# What this task involves
Copy out the data below from the line containing "Convert this chart to matplotlib code." to the line containing "x_station = 0.2", both lines included, with all images left out.

··· Exercise inputs ···

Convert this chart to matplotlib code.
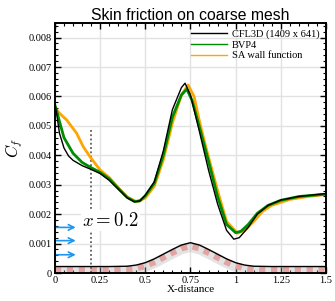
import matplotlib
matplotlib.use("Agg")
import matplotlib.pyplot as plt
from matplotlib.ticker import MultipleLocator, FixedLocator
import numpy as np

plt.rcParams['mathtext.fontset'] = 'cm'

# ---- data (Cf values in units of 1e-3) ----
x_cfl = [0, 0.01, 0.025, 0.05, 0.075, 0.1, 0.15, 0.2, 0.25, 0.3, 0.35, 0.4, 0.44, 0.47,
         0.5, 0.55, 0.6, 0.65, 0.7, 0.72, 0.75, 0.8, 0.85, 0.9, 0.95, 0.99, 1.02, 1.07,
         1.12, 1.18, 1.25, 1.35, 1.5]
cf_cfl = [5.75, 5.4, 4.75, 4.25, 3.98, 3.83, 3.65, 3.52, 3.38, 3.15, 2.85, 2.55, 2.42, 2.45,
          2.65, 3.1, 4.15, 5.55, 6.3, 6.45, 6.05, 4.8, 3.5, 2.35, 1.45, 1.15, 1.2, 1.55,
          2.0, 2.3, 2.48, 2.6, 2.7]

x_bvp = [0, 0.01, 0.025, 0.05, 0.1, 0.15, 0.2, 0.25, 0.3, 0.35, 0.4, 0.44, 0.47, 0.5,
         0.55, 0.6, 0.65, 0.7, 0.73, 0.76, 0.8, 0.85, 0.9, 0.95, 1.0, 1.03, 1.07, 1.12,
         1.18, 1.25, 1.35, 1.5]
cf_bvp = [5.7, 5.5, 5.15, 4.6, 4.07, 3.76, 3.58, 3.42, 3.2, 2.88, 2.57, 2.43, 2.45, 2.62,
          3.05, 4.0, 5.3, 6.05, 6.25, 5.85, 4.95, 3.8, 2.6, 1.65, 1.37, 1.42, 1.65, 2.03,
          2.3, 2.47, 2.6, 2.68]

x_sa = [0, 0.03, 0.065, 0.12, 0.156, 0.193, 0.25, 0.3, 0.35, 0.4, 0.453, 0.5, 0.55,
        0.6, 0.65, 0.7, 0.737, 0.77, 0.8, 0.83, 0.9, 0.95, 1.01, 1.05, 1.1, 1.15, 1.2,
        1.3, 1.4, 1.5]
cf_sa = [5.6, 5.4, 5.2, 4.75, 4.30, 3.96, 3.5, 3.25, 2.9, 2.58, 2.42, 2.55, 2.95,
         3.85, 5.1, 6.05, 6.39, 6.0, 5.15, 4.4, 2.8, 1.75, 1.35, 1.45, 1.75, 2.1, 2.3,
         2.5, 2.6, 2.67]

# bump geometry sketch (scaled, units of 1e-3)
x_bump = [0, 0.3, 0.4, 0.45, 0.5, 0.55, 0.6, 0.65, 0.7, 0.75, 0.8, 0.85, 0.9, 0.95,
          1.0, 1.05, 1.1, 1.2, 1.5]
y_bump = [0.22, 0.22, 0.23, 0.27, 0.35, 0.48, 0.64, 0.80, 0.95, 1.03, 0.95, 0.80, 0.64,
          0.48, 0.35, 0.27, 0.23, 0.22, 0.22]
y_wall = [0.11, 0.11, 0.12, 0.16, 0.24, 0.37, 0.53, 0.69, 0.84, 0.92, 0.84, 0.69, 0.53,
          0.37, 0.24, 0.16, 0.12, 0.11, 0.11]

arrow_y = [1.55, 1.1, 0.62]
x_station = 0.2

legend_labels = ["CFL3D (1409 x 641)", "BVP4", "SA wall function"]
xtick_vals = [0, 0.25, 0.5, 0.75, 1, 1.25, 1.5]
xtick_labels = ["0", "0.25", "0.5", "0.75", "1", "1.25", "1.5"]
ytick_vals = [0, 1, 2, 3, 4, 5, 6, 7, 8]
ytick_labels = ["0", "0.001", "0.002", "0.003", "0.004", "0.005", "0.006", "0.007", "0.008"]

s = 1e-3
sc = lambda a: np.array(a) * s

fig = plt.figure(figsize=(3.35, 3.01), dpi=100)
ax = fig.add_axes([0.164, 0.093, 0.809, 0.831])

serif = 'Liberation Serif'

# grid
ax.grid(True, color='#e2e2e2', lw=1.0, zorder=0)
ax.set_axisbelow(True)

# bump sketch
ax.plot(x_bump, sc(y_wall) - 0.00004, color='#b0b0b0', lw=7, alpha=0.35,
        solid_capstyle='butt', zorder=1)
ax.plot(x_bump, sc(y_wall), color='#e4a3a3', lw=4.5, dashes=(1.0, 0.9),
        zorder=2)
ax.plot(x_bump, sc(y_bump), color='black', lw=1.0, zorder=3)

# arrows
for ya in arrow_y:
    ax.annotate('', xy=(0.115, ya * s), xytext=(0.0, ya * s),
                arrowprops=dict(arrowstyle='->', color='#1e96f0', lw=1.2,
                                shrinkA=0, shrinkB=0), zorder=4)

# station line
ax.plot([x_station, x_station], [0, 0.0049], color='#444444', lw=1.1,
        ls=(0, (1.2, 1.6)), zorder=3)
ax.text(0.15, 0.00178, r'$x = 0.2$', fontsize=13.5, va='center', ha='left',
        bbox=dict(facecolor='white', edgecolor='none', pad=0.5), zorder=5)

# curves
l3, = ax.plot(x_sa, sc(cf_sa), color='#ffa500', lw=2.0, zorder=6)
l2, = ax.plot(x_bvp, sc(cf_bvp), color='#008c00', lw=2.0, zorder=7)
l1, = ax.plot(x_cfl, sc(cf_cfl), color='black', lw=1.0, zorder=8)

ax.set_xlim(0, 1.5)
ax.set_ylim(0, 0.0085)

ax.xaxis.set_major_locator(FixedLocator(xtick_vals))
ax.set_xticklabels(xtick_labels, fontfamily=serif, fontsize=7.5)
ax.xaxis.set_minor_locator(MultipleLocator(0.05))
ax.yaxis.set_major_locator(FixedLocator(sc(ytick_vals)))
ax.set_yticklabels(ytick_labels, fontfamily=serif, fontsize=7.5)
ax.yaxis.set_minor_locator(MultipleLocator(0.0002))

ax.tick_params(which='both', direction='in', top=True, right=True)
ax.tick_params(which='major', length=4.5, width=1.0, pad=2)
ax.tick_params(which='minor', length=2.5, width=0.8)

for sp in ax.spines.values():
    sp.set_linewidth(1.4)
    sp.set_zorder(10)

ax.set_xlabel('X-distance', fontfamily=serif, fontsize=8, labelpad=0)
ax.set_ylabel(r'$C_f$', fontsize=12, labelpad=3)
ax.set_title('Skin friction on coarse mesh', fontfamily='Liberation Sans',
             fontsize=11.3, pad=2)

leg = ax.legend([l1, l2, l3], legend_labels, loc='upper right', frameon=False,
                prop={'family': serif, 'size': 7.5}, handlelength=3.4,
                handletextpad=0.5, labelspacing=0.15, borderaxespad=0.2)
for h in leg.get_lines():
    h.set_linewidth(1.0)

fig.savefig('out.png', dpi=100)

···
··· Exercise inputs ···

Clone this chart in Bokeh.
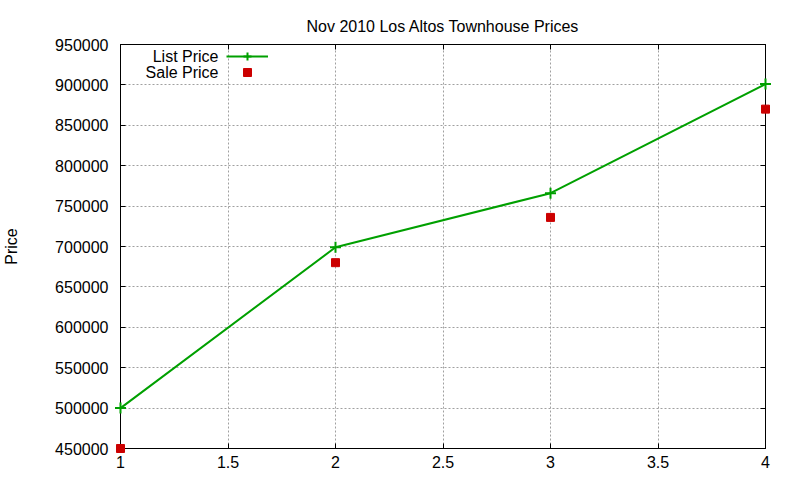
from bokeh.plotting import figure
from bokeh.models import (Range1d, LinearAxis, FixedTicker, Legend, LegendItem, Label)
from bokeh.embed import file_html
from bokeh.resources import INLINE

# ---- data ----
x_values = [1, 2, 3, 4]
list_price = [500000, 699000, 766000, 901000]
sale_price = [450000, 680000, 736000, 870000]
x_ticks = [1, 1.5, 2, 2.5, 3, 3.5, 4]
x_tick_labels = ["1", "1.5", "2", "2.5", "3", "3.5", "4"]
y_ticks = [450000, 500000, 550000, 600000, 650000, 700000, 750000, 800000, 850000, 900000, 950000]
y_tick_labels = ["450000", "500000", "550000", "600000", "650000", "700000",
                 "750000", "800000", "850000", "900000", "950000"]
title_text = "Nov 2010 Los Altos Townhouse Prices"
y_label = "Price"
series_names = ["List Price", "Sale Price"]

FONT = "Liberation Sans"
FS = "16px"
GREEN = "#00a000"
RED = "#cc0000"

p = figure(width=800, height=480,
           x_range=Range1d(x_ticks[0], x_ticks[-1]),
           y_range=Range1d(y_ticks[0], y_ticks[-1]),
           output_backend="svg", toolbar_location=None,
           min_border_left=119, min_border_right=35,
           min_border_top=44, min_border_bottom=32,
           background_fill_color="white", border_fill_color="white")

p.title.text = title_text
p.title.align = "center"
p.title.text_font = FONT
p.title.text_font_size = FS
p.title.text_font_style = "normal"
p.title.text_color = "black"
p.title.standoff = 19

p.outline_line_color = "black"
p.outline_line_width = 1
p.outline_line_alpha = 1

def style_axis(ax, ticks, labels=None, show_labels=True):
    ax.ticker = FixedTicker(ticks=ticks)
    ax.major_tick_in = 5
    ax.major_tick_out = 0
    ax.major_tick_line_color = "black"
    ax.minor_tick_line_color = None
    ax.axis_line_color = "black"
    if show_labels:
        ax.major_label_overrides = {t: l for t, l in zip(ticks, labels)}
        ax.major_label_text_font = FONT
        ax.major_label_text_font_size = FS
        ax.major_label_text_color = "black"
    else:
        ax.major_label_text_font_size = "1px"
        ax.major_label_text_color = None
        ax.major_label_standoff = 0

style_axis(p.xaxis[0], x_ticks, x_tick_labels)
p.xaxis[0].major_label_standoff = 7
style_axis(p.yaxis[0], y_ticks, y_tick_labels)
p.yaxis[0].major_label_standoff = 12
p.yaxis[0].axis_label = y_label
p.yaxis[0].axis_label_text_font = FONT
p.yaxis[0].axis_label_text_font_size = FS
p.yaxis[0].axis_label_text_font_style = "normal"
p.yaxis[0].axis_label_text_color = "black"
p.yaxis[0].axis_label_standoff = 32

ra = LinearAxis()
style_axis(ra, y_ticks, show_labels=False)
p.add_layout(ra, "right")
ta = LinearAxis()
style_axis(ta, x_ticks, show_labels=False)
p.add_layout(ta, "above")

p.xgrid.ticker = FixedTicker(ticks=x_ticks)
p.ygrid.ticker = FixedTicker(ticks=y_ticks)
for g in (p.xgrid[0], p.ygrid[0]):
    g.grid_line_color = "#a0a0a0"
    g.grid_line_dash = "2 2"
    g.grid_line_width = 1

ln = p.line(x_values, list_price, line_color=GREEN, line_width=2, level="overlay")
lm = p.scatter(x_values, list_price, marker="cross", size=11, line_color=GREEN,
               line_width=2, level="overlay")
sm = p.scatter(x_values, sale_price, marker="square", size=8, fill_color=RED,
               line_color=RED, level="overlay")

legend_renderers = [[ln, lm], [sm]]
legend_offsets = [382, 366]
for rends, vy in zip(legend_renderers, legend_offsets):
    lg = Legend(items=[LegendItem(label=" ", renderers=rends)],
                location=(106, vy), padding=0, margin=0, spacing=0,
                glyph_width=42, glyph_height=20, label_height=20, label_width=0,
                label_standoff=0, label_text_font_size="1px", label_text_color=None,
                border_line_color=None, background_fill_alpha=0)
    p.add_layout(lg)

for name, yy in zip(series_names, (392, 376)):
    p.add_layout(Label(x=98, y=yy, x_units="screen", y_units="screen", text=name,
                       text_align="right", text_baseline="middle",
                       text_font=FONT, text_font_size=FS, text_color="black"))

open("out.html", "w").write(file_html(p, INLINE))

···

# Task solution
Convert this chart to matplotlib code.
import matplotlib
matplotlib.use("Agg")
import matplotlib.pyplot as plt
from matplotlib.ticker import MultipleLocator, FixedLocator
import numpy as np

plt.rcParams['mathtext.fontset'] = 'cm'

# ---- data (Cf values in units of 1e-3) ----
x_cfl = [0, 0.01, 0.025, 0.05, 0.075, 0.1, 0.15, 0.2, 0.25, 0.3, 0.35, 0.4, 0.44, 0.47,
         0.5, 0.55, 0.6, 0.65, 0.7, 0.72, 0.75, 0.8, 0.85, 0.9, 0.95, 0.99, 1.02, 1.07,
         1.12, 1.18, 1.25, 1.35, 1.5]
cf_cfl = [5.75, 5.4, 4.75, 4.25, 3.98, 3.83, 3.65, 3.52, 3.38, 3.15, 2.85, 2.55, 2.42, 2.45,
          2.65, 3.1, 4.15, 5.55, 6.3, 6.45, 6.05, 4.8, 3.5, 2.35, 1.45, 1.15, 1.2, 1.55,
          2.0, 2.3, 2.48, 2.6, 2.7]

x_bvp = [0, 0.01, 0.025, 0.05, 0.1, 0.15, 0.2, 0.25, 0.3, 0.35, 0.4, 0.44, 0.47, 0.5,
         0.55, 0.6, 0.65, 0.7, 0.73, 0.76, 0.8, 0.85, 0.9, 0.95, 1.0, 1.03, 1.07, 1.12,
         1.18, 1.25, 1.35, 1.5]
cf_bvp = [5.7, 5.5, 5.15, 4.6, 4.07, 3.76, 3.58, 3.42, 3.2, 2.88, 2.57, 2.43, 2.45, 2.62,
          3.05, 4.0, 5.3, 6.05, 6.25, 5.85, 4.95, 3.8, 2.6, 1.65, 1.37, 1.42, 1.65, 2.03,
          2.3, 2.47, 2.6, 2.68]

x_sa = [0, 0.03, 0.065, 0.12, 0.156, 0.193, 0.25, 0.3, 0.35, 0.4, 0.453, 0.5, 0.55,
        0.6, 0.65, 0.7, 0.737, 0.77, 0.8, 0.83, 0.9, 0.95, 1.01, 1.05, 1.1, 1.15, 1.2,
        1.3, 1.4, 1.5]
cf_sa = [5.6, 5.4, 5.2, 4.75, 4.30, 3.96, 3.5, 3.25, 2.9, 2.58, 2.42, 2.55, 2.95,
         3.85, 5.1, 6.05, 6.39, 6.0, 5.15, 4.4, 2.8, 1.75, 1.35, 1.45, 1.75, 2.1, 2.3,
         2.5, 2.6, 2.67]

# bump geometry sketch (scaled, units of 1e-3)
x_bump = [0, 0.3, 0.4, 0.45, 0.5, 0.55, 0.6, 0.65, 0.7, 0.75, 0.8, 0.85, 0.9, 0.95,
          1.0, 1.05, 1.1, 1.2, 1.5]
y_bump = [0.22, 0.22, 0.23, 0.27, 0.35, 0.48, 0.64, 0.80, 0.95, 1.03, 0.95, 0.80, 0.64,
          0.48, 0.35, 0.27, 0.23, 0.22, 0.22]
y_wall = [0.11, 0.11, 0.12, 0.16, 0.24, 0.37, 0.53, 0.69, 0.84, 0.92, 0.84, 0.69, 0.53,
          0.37, 0.24, 0.16, 0.12, 0.11, 0.11]

arrow_y = [1.55, 1.1, 0.62]
x_station = 0.2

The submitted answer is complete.